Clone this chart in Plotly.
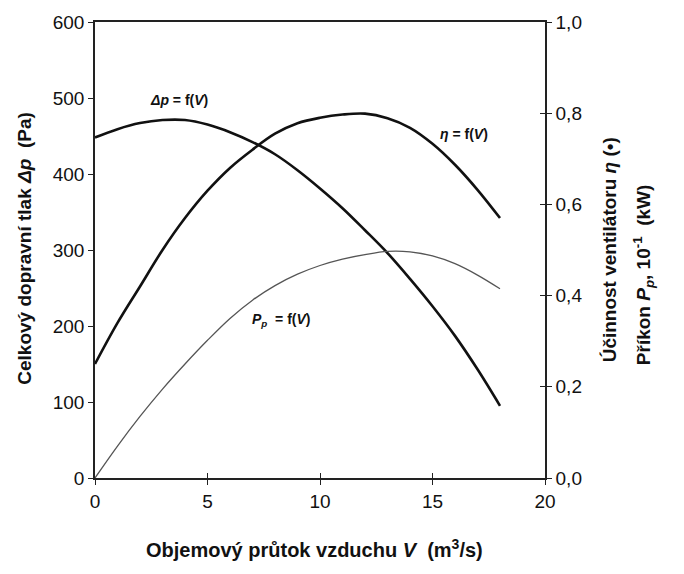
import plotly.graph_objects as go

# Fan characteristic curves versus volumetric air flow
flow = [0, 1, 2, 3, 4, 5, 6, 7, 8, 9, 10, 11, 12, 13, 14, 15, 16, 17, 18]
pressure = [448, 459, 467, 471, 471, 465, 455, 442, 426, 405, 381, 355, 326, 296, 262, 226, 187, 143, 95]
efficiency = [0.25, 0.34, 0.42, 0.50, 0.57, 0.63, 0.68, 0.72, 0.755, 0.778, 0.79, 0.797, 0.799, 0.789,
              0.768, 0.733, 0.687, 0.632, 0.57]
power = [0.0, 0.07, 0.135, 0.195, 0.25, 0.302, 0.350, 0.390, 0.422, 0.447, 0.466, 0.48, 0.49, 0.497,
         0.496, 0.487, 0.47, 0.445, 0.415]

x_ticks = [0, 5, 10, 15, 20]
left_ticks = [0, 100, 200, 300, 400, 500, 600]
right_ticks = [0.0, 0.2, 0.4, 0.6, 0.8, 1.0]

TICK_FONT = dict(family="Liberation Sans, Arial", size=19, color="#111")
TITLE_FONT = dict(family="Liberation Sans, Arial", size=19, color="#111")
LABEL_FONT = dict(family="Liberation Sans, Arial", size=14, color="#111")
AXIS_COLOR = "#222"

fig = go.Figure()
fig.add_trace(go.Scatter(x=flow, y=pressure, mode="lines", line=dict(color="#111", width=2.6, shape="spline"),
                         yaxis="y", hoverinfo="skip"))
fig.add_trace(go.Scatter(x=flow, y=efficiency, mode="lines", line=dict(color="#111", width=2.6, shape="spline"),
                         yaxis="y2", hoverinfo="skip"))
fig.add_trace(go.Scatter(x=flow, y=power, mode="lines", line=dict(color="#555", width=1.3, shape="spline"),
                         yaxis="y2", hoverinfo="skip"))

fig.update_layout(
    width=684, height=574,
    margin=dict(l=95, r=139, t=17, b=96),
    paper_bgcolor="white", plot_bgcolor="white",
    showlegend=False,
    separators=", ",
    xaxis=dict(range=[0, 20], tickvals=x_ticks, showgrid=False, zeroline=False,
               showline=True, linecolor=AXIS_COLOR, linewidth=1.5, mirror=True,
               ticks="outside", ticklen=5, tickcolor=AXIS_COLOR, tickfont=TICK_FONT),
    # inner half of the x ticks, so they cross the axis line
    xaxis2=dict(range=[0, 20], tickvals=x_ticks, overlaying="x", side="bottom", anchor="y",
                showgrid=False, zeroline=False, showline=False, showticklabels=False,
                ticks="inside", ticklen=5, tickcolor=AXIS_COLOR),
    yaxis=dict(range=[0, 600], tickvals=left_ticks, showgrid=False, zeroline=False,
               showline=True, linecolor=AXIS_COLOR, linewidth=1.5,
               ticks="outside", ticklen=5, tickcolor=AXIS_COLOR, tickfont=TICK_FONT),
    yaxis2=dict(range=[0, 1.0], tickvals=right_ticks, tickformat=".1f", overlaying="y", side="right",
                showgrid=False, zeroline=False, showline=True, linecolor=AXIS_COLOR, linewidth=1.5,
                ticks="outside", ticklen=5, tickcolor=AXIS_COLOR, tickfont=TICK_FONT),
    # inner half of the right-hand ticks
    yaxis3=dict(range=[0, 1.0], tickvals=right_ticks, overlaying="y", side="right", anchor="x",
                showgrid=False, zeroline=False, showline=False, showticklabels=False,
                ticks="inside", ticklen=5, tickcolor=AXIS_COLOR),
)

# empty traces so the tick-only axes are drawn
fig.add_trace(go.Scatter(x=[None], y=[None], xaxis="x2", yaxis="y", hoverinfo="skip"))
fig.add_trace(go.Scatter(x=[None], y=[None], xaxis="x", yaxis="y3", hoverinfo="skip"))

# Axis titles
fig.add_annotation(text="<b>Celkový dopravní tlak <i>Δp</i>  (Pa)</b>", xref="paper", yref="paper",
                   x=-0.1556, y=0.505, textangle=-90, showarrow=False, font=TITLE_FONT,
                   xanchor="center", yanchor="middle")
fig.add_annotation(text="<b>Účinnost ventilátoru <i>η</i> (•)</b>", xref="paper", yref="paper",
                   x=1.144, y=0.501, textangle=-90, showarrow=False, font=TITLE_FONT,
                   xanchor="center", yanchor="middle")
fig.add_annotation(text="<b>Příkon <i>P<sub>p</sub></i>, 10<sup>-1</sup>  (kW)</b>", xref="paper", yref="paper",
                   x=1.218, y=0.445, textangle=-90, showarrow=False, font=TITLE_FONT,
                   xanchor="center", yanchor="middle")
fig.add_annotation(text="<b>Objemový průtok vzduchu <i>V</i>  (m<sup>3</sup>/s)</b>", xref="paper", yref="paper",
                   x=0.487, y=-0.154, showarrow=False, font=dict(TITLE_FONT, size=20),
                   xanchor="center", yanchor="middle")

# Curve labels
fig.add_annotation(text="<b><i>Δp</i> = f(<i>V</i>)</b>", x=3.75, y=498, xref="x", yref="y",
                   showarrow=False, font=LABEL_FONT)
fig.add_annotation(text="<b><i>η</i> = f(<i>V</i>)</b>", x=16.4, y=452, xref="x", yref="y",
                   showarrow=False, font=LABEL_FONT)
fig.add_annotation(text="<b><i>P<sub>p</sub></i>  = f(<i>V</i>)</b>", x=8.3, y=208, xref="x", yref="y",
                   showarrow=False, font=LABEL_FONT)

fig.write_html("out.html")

* * *

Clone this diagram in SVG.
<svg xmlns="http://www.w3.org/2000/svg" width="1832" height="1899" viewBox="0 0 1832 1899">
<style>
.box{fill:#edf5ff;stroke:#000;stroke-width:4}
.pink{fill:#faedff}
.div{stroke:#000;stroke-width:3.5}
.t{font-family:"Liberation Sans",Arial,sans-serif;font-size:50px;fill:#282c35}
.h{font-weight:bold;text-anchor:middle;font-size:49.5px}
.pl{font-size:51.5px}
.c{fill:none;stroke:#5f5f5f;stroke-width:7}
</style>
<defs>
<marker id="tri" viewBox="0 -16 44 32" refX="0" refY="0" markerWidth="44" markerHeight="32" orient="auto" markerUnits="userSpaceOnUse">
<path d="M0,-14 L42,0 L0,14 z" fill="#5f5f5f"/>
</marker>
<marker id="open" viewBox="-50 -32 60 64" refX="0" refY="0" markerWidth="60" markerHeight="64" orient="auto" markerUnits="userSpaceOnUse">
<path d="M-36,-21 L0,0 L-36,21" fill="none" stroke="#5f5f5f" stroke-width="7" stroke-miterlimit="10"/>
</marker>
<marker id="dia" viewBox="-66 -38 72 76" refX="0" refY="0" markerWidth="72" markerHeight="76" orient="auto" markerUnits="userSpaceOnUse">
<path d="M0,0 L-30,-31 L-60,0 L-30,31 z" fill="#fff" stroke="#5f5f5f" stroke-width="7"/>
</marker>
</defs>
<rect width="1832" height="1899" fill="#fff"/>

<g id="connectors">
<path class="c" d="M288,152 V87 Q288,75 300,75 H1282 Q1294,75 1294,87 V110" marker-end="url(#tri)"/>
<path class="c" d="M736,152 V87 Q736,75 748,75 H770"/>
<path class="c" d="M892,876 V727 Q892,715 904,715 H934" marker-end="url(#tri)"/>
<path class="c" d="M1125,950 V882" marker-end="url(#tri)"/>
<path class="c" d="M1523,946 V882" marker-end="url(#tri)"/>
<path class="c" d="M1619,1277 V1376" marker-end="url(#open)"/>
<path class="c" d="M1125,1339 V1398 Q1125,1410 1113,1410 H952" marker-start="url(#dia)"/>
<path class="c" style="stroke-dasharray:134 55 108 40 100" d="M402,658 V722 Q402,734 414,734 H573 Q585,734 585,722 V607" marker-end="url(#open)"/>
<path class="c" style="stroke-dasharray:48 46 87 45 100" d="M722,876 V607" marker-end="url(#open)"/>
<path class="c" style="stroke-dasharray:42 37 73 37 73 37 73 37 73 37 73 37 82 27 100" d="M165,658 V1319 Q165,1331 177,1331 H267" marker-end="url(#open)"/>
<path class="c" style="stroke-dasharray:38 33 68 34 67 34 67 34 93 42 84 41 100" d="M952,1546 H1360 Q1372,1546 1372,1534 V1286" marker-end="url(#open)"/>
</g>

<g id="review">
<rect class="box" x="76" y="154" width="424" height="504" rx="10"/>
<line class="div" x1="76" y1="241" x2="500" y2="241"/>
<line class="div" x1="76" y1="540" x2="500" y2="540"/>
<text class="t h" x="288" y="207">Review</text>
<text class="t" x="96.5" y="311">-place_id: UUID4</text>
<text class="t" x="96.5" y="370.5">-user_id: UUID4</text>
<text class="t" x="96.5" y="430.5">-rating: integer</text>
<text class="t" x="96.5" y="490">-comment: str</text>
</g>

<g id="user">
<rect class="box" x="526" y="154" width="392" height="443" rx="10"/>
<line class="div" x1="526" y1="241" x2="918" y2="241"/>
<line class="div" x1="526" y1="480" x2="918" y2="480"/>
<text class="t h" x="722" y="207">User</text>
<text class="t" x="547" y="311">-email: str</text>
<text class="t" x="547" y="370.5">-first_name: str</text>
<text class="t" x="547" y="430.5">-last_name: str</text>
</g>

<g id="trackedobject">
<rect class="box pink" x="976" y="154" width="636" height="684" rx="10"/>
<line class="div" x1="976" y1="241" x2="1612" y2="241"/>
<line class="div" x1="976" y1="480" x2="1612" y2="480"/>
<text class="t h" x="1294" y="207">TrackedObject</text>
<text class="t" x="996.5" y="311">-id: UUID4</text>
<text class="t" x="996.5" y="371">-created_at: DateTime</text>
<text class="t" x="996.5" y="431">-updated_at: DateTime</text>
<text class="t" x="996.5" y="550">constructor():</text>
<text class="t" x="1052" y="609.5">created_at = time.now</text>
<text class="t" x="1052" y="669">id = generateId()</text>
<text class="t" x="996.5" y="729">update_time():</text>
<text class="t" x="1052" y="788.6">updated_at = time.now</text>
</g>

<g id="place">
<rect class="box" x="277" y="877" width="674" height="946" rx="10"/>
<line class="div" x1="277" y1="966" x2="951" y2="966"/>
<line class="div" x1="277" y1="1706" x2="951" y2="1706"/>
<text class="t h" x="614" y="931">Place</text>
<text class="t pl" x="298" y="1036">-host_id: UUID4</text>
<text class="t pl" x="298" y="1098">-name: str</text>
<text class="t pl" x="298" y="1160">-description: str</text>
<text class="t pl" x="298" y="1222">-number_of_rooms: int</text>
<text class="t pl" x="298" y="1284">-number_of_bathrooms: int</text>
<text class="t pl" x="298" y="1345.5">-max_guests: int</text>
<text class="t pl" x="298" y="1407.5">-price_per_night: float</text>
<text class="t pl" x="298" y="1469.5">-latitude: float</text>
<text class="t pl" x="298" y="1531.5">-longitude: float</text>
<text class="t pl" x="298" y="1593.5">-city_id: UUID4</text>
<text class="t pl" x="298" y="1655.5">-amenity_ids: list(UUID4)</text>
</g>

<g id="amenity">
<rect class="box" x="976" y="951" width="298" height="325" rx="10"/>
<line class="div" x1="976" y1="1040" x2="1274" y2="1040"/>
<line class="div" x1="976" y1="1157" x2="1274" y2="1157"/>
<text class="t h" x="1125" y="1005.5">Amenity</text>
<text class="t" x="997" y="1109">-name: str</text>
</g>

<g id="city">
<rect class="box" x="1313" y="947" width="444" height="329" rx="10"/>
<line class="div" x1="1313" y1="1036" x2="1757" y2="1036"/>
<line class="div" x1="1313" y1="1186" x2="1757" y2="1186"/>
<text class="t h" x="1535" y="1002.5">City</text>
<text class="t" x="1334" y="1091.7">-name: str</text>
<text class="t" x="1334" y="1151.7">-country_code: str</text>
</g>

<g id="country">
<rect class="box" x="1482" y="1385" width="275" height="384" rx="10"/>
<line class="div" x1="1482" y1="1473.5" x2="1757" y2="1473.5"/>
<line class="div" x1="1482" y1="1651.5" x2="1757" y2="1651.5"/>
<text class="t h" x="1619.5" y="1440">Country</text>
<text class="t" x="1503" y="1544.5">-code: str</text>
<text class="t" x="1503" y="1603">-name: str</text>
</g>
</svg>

### What needs to be done
Write down exactly what the lines above say, from the line holding "Clone this chart in Plotly." through the line holding "0.496, 0.487, 0.47, 0.445, 0.415]", and nothing more. Do not copy the pictures.

### Complete output
Clone this chart in Plotly.
import plotly.graph_objects as go

# Fan characteristic curves versus volumetric air flow
flow = [0, 1, 2, 3, 4, 5, 6, 7, 8, 9, 10, 11, 12, 13, 14, 15, 16, 17, 18]
pressure = [448, 459, 467, 471, 471, 465, 455, 442, 426, 405, 381, 355, 326, 296, 262, 226, 187, 143, 95]
efficiency = [0.25, 0.34, 0.42, 0.50, 0.57, 0.63, 0.68, 0.72, 0.755, 0.778, 0.79, 0.797, 0.799, 0.789,
              0.768, 0.733, 0.687, 0.632, 0.57]
power = [0.0, 0.07, 0.135, 0.195, 0.25, 0.302, 0.350, 0.390, 0.422, 0.447, 0.466, 0.48, 0.49, 0.497,
         0.496, 0.487, 0.47, 0.445, 0.415]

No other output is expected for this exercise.